Latin American Electroacoustic Music Collection

Tie it with wire!

Instituto Torcuato Di Tella, electronic oscillators
The CLAEM's lab was renewed in 1966 by Fernando von Reichenbach Touch-controlled patch-bay, designed by Fernando von Reichenbach Touch-controlled patch-bay, designed by Fernando von Reichenbach
In 1942, Juan Blanco registered the description and design of a new musical instrument at the Patent and Trademark Office in Cuba. He called his creation the "Multiórgano" (Multiorgan), and it was based on 12 magnetophonic wire loops (recording on magnetic tape was under development!) running through a playback head. A polyphonic instrument, the Multiorgan could be loaded with 12 chromatically recorded voices, musical instruments or other sounds, including any multitimbral combinations and limited only by the allowed number of loops. Each sound signal would be controlled by a keyboard to switch its flow to the amplifier. One pedal changed the sound’s amplitude, another modified its frequency/duration, and varying loop speeds were also considered. The Multiorgan concept predated the Mellotron by several years, but the original instrument invented by Blanco was never built. In 1991, during the Musical Inventions and Creations: Denial of Utopia International Symposium held in Bourges, France, Blanco presented a blueprint of the original design.

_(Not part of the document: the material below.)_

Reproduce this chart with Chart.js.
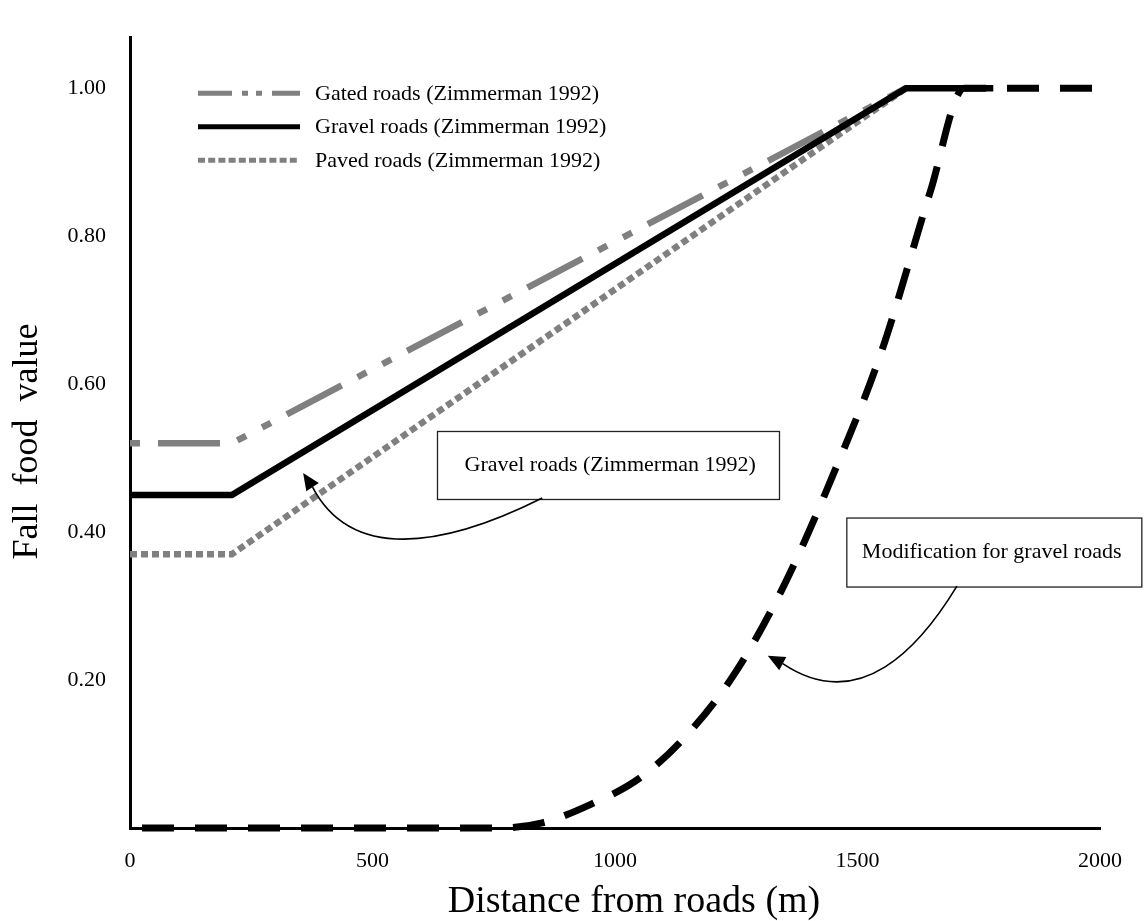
<!DOCTYPE html>
<html>
<head>
<meta charset="utf-8">
<script src="https://cdn.jsdelivr.net/npm/chart.js@4.4.1/dist/chart.umd.min.js"></script>
<style>
  html, body { margin: 0; padding: 0; background: #fff; }
  #wrap { width: 1144px; height: 921px; }
</style>
</head>
<body>
<div id="wrap"><canvas id="myChart" width="1144" height="921"></canvas></div>
<script>
// distance from roads (m) -> fall food value
const gatedX = [0, 210, 1600];
const gatedY = [0.52, 0.52, 1.00];
const gravelX = [0, 210, 1600, 1780];
const gravelY = [0.45, 0.45, 1.00, 1.00];
const pavedX = [0, 210, 1600];
const pavedY = [0.37, 0.37, 1.00];
const modX = [0, 760, 850, 950, 1050, 1150, 1250, 1350, 1450, 1550, 1650, 1720, 2000];
const modY = [0, 0, 0.007, 0.032, 0.067, 0.127, 0.212, 0.33, 0.478, 0.645, 0.86, 1.00, 1.00];

const xTicks = [0, 500, 1000, 1500, 2000];
const yTicks = [0.20, 0.40, 0.60, 0.80, 1.00];

const FONT = '"Liberation Serif", "Times New Roman", serif';
const GREY = '#808080';

function pts(xs, ys) {
    return xs.map((v, i) => ({ x: v, y: ys[i] }));
}

// text boxes with curved arrows (anchors in data units)
const notes = [
    { text: 'Gravel roads (Zimmerman 1992)', x: 634, y: 0.536, w: 342, h: 68, pad: 27,
      arrow: [[850, 0.446], [640, 0.377], [455, 0.362], [357, 0.48]] },
    { text: 'Modification for gravel roads', x: 1478, y: 0.419, w: 295, h: 69, pad: 15,
      arrow: [[1705, 0.327], [1630, 0.246], [1505, 0.152], [1315, 0.233]] }
];

function bez(p, t) {
    const u = 1 - t;
    return {
        x: u*u*u*p[0].x + 3*u*u*t*p[1].x + 3*u*t*t*p[2].x + t*t*t*p[3].x,
        y: u*u*u*p[0].y + 3*u*u*t*p[1].y + 3*u*t*t*p[2].y + t*t*t*p[3].y
    };
}

const extras = {
    id: 'extras',
    afterDatasetsDraw(chart) {
        const { ctx, chartArea } = chart;
        const sx = chart.scales.x, sy = chart.scales.y;
        ctx.save();

        // legend (first three series)
        const legendDash = [[34, 10, 6, 8, 6, 10], [], [7, 3.2]];
        ctx.font = '22px ' + FONT;
        ctx.textBaseline = 'middle';
        for (let i = 0; i < 3; i++) {
            const ds = chart.data.datasets[i];
            const ly = chartArea.top + 56 + i * 33.5;
            const lx = chartArea.left + 68;
            ctx.beginPath();
            ctx.setLineDash(legendDash[i]);
            ctx.lineCap = 'butt';
            ctx.strokeStyle = ds.borderColor;
            ctx.lineWidth = 5;
            ctx.moveTo(lx, ly);
            ctx.lineTo(lx + 102, ly);
            ctx.stroke();
            ctx.setLineDash([]);
            ctx.fillStyle = '#000';
            ctx.textAlign = 'left';
            ctx.fillText(ds.label, lx + 117, ly + 1);
        }

        // annotation boxes and arrows
        notes.forEach(n => {
            const bx = sx.getPixelForValue(n.x), by = sy.getPixelForValue(n.y);
            ctx.fillStyle = '#fff';
            ctx.fillRect(bx, by, n.w, n.h);
            ctx.strokeStyle = '#222';
            ctx.lineWidth = 1.3;
            ctx.strokeRect(bx, by, n.w, n.h);
            ctx.fillStyle = '#000';
            ctx.textAlign = 'left';
            ctx.fillText(n.text, bx + n.pad, by + n.h / 2);

            const p = n.arrow.map(a => ({ x: sx.getPixelForValue(a[0]), y: sy.getPixelForValue(a[1]) }));
            const tip = p[3];
            const prev = bez(p, 0.9);
            const ang = Math.atan2(tip.y - prev.y, tip.x - prev.x);
            const len = 17, half = 7.5;
            const baseX = tip.x - Math.cos(ang) * len, baseY = tip.y - Math.sin(ang) * len;
            ctx.beginPath();
            ctx.moveTo(p[0].x, p[0].y);
            ctx.bezierCurveTo(p[1].x, p[1].y, p[2].x, p[2].y, baseX, baseY);
            ctx.strokeStyle = '#000';
            ctx.lineWidth = 1.6;
            ctx.stroke();
            ctx.beginPath();
            ctx.moveTo(tip.x, tip.y);
            ctx.lineTo(baseX + Math.sin(ang) * half, baseY - Math.cos(ang) * half);
            ctx.lineTo(baseX - Math.sin(ang) * half, baseY + Math.cos(ang) * half);
            ctx.closePath();
            ctx.fillStyle = '#000';
            ctx.fill();
        });
        ctx.restore();
    }
};

const ctx = document.getElementById('myChart').getContext('2d');
const myChart = new Chart(ctx, {
    type: 'line',
    data: {
        datasets: [
            {
                label: 'Gated roads (Zimmerman 1992)',
                data: pts(gatedX, gatedY),
                borderColor: GREY,
                borderWidth: 6.5,
                borderDash: [62, 18, 10, 18, 10, 18],
                borderDashOffset: 108,
                order: 2
            },
            {
                label: 'Gravel roads (Zimmerman 1992)',
                data: pts(gravelX, gravelY),
                borderColor: '#000',
                borderWidth: 6.5,
                order: 1
            },
            {
                label: 'Paved roads (Zimmerman 1992)',
                data: pts(pavedX, pavedY),
                borderColor: GREY,
                borderWidth: 6.5,
                borderDash: [7, 4],
                order: 3
            },
            {
                label: 'Modification for gravel roads',
                data: pts(modX, modY),
                borderColor: '#000',
                borderWidth: 7,
                borderDash: [32, 21],
                borderDashOffset: 41,
                cubicInterpolationMode: 'monotone',
                order: 0
            }
        ]
    },
    options: {
        responsive: false,
        animation: false,
        devicePixelRatio: 1,
        layout: { padding: { top: 10, right: 44, bottom: 0, left: 0 } },
        elements: {
            point: { radius: 0 },
            line: { tension: 0, fill: false, borderCapStyle: 'butt', borderJoinStyle: 'miter' }
        },
        datasets: { line: { clip: false } },
        plugins: {
            legend: { display: false },
            tooltip: { enabled: false }
        },
        scales: {
            x: {
                type: 'linear',
                min: 0,
                max: 2000,
                afterFit: s => { s.height = 93; },
                afterBuildTicks: s => { s.ticks = xTicks.map(v => ({ value: v })); },
                grid: { display: false, drawTicks: false },
                border: { display: true, color: '#000', width: 3 },
                ticks: {
                    padding: 20,
                    color: '#000',
                    maxRotation: 0,
                    font: { family: FONT, size: 22 },
                    callback: v => String(v)
                },
                title: {
                    display: true,
                    text: '    Distance from roads (m)',
                    color: '#000',
                    padding: { top: 0, bottom: 0 },
                    font: { family: FONT, size: 38, lineHeight: 1.0 }
                }
            },
            y: {
                type: 'linear',
                min: 0,
                max: 1.069,
                afterFit: s => { s.width = 130; },
                afterBuildTicks: s => { s.ticks = yTicks.map(v => ({ value: v })); },
                grid: { display: false, drawTicks: false },
                border: { display: true, color: '#000', width: 3 },
                ticks: {
                    padding: 24,
                    color: '#000',
                    font: { family: FONT, size: 22 },
                    callback: v => v.toFixed(2)
                },
                title: {
                    display: true,
                    text: 'Fall  food  value  ',
                    color: '#000',
                    padding: { top: 10, bottom: 0 },
                    font: { family: FONT, size: 36, lineHeight: 1.0 }
                }
            }
        }
    },
    plugins: [extras]
});
</script>
</body>
</html>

An engineer interested both in electronics and music, Raúl Pavón (b. Mexico City, 1930) began to promote the use of electronic musical instruments in Mexico years before the first studio was built there in 1970. In 1958, he built the prototype of a loop-based musical instrument using magnetic tape recordings without knowing this principle was already in use. Then, in 1960, he built a small electronic musical instrument that featured an oscillator with multiple waveform outputs, a variety of filters, an envelope generator, a white noise generator and a keyboard, among other materials. Pavón named the instrument the "Omnifón" (meaning: all sounds), and it was among the first electronic sound synthesizers built.

Pavón was the technical director of the first Electronic Music Lab in Mexico, created as part of the Composition Workshop at the National Conservatory of Music. With Héctor Quintanar as its artistic director, the laboratory launched activities in January 1970 with equipment that included Buchla and Moog synthesizers.

Years later, Pavón wrote one of the first books in Spanish about electronic music: La Electrónica en la Música... y en el Arte (Electronics in Music…and the Arts), which was published in 1981 by CENIDIM. In the book, he wrote about the acoustics, history, technology and techniques of electroacoustic music as well as about new media arts. Pavón also developed the "Icofón," an oscilloscope-based system that derived images from sounds (working with Lissajous figures). He used this system to create several multimedia works.

In Argentina, Fernando von Reichenbach (b. Buenos Aires, 1931) played a major role in technological development during the CLAEM / Di Tella Institute’s days in the mid '60s. He invented the Convertidor Gráfico Analógico (Analog Graphic Converter), or Catalina, used to convert graphic scores from a paper roll into electronic control signals adapted for musical uses with analog instruments, capturing the original drawing images with a camera. The first piece created using the converter was Analogías Paraboloides by Pedro Caryevschi, composed in 1970. During these years, von Reichenbach also created devices such as the keyboard-controlled polyphonic third/octave and octave filter and a special patch-bay that helped solve the complex needs of composers at the lab.